Isaiah 1:1-31, Isaiah 2:1-22, Psalm 68:16-18, Luke 24:44-49
Growing up in Alabama has not afforded me a whole lot of opportunities to enjoy the wonder of snow. But when we do receive that gift, the kid inside me comes alive. The expectation. The silent drift of white from the heavens. It’s the kind of thing we would find astonishing if we had never seen it before and suddenly it fell like gentle kisses on our heads.
I am not among those who think it an inconvenience. You would never hear me complain. A day off work? How about three? My favorite part is night—when the quiet has fallen over my street and you can hear the train down below in the valley, and the night is stark against the white blanket that covers the ground. It’s the “stab of joy” C. S. Lewis describes.
But I live in Alabama. The snow disappears soon and the magic leaves and the black of the roads emerges to let all us kids down.
For a while I did not get why God said in Isaiah 1:18 that even though our sins are like scarlet, He will make them white, like snow. Why not say our sins are black? That seems more appropriate. On the color spectrum, black is usually considered the opposite of white. Generally, when someone wants to contrast the whiteness of something, they use “black” or “darkness.” And that would fit here.
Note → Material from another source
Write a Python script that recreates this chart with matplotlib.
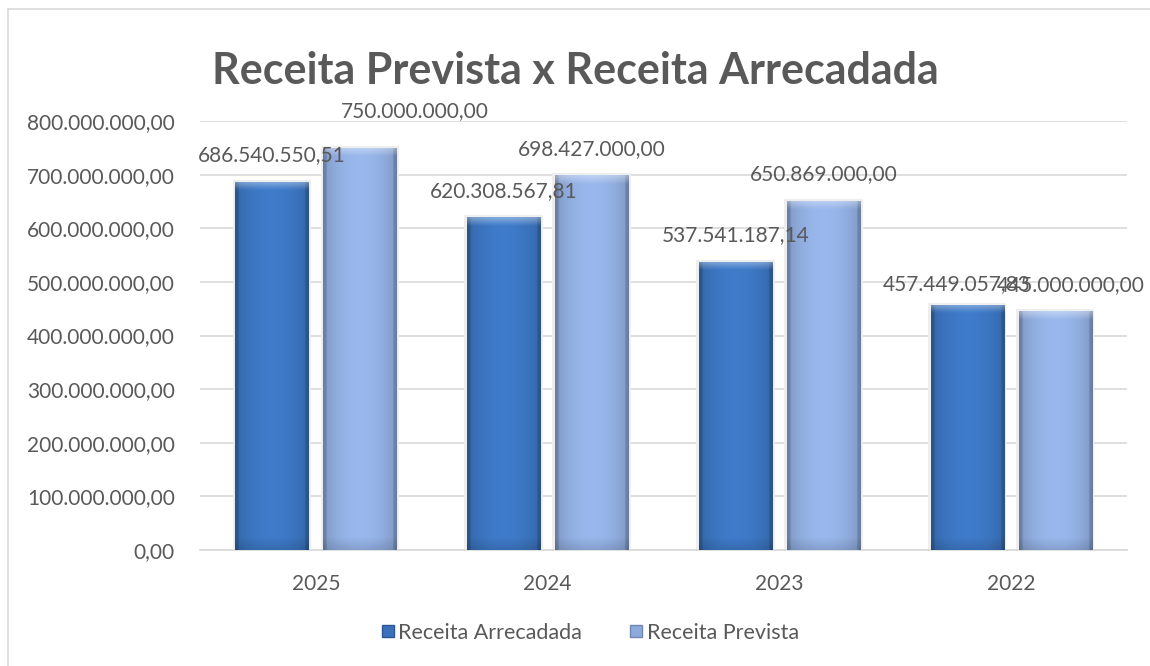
import matplotlib.pyplot as plt
import matplotlib.colors as mcolors
from matplotlib.lines import Line2D
from matplotlib.patches import Rectangle
import numpy as np

plt.rcParams['font.family'] = ['Lato', 'DejaVu Sans']

years = ['2025', '2024', '2023', '2022']
arrecadada = [686540550.51, 620308567.81, 537541187.14, 457449057.83]
prevista = [750000000.00, 698427000.00, 650869000.00, 445000000.00]
series_names = ['Receita Arrecadada', 'Receita Prevista']

# label nudges in pixels (excel moved some overlapping labels)
nudge_arr = [(0, 0), (0, 0), (0, 0), (-10, -6)]
nudge_prev = [(55, 10), (0, 0), (0, 0), (16, 0)]

dark = '#3a72bb'
light = '#8eaadb'
txt = '#595959'
grid = '#d9d9d9'


def fmt(v):
    s = f'{v:,.2f}'
    return s.replace(',', 'X').replace('.', ',').replace('X', '.')


def shade(ax, bar, base):
    # fake the excel bevel look with an image clipped to the bar
    x0, y0 = bar.get_x(), bar.get_y()
    w, h = bar.get_width(), bar.get_height()
    ny, nx = 200, 60
    c = np.array(mcolors.to_rgb(base))
    xs = np.linspace(0, 1, nx)
    prof = 0.86 + 0.22 * np.sin(np.pi * xs) ** 0.6
    prof[:3] *= 0.85
    prof[-3:] *= 0.85
    img = np.ones((ny, nx, 3)) * c
    img = img * prof[None, :, None]
    ys = np.linspace(1, 0, ny) * h  # top row first
    bev = 15e6
    top = np.clip(1 - (h - ys) / bev, 0, 1)
    img = img + (1 - img) * 0.35 * top[:, None, None]
    bot = np.clip(1 - ys / (bev * 1.5), 0, 1)
    img = img * (1 - 0.12 * bot[:, None, None])
    img = np.clip(img, 0, 1)
    im = ax.imshow(img, extent=(x0, x0 + w, y0, y0 + h), aspect='auto',
                   zorder=3, interpolation='bilinear')
    im.set_clip_path(bar)


fig = plt.figure(figsize=(11.5, 6.66), dpi=100)
ax = fig.add_axes([200 / 1150, 1 - 550 / 666, 927 / 1150, 429 / 666])

x = np.arange(len(years))
w = 0.315
b1 = ax.bar(x - 0.19, arrecadada, w, color=dark, zorder=2)
b2 = ax.bar(x + 0.19, prevista, w, color=light, zorder=2)

for bars, base in ((b1, dark), (b2, light)):
    for bar in bars:
        # soft shadow
        ax.add_patch(Rectangle((bar.get_x() - 0.012, 0), bar.get_width() + 0.024,
                               bar.get_height() + 4e6, color='#eeeeee', zorder=1.5, lw=0))
        shade(ax, bar, base)

for bars, vals, nud in ((b1, arrecadada, nudge_arr), (b2, prevista, nudge_prev)):
    for bar, v, (dx, dy) in zip(bars, vals, nud):
        ax.annotate(fmt(v), (bar.get_x() + bar.get_width() / 2, v),
                    xytext=(dx * 0.72, 19 + dy * 0.72), textcoords='offset points',
                    ha='center', va='center', fontsize=15, color=txt, zorder=5)

ax.set_xlim(-0.5, 3.5)
ax.set_ylim(0, 800e6)
ax.set_yticks(np.arange(0, 800e6 + 1, 100e6))
ax.set_yticklabels([fmt(v) for v in np.arange(0, 800e6 + 1, 100e6)])
ax.set_xticks(x)
ax.set_xticklabels(years)
ax.tick_params(axis='both', length=0, labelsize=15, colors=txt)
ax.tick_params(axis='y', pad=18)
ax.tick_params(axis='x', pad=17)
ax.grid(axis='y', color=grid, lw=1.2, zorder=0)
ax.set_axisbelow(True)
for s in ['top', 'right', 'left']:
    ax.spines[s].set_visible(False)
ax.spines['bottom'].set_color(grid)
ax.spines['bottom'].set_linewidth(1.2)

fig.text(575 / 1150, 1 - 71 / 666, 'Receita Prevista x Receita Arrecadada',
         ha='center', va='center', fontsize=31, fontweight='bold', color=txt)

# chart border (left and top visible)
fig.add_artist(Line2D([8 / 1150, 8 / 1150], [0, 1 - 9 / 666], color=grid, lw=1.2))
fig.add_artist(Line2D([8 / 1150, 1], [1 - 9 / 666, 1 - 9 / 666], color=grid, lw=1.2))

handles = [Line2D([], [], marker='s', ls='', markersize=8, markerfacecolor=c,
                  markeredgecolor='#2f5597' if c == dark else '#6f86b4') for c in (dark, light)]
fig.legend(handles, series_names, loc='center', bbox_to_anchor=(588 / 1150, 1 - 633 / 666),
           ncol=2, frameon=False, fontsize=15.5, labelcolor=txt, handletextpad=0.0,
           columnspacing=2.0, handlelength=1.0)

fig.savefig('out.png', dpi=100)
God is saying throughout this chapter that Israel’s sins are a real problem.
So why does God say our sins are scarlet?
Israel knows, or should have known, how serious their sin problem was. They had been given the sacrificial system to point out how serious. Animals had to die. Blood had to be spilled to show them how seriously God took His own holiness and their sin. The ugliness of their rebellion was on full display when those animals were slaughtered and their blood dripped and ran and covered the ground.
Their sins were not just dark. They were scarlet. They were crimson like blood. And so are ours.
Think about the contrast: the scarlet of the blood our sin requires and the white of that snow covering our front yards as night falls. That is quite a reversal. But it did not come cheap. It came at the expense of the blood of Jesus on the cross.
But get this. Our sins are now as white as snow. I think there are a number of implications for this but here is one we cannot miss: when God looks at we who have trusted in the blood of Jesus, He doesn’t see the ugliness of our sin but the beauty of Jesus’ cleansing work. And it is beautiful and magical, like snow on a front lawn in Alabama. If you look at it rightly, the sight can take your breath away.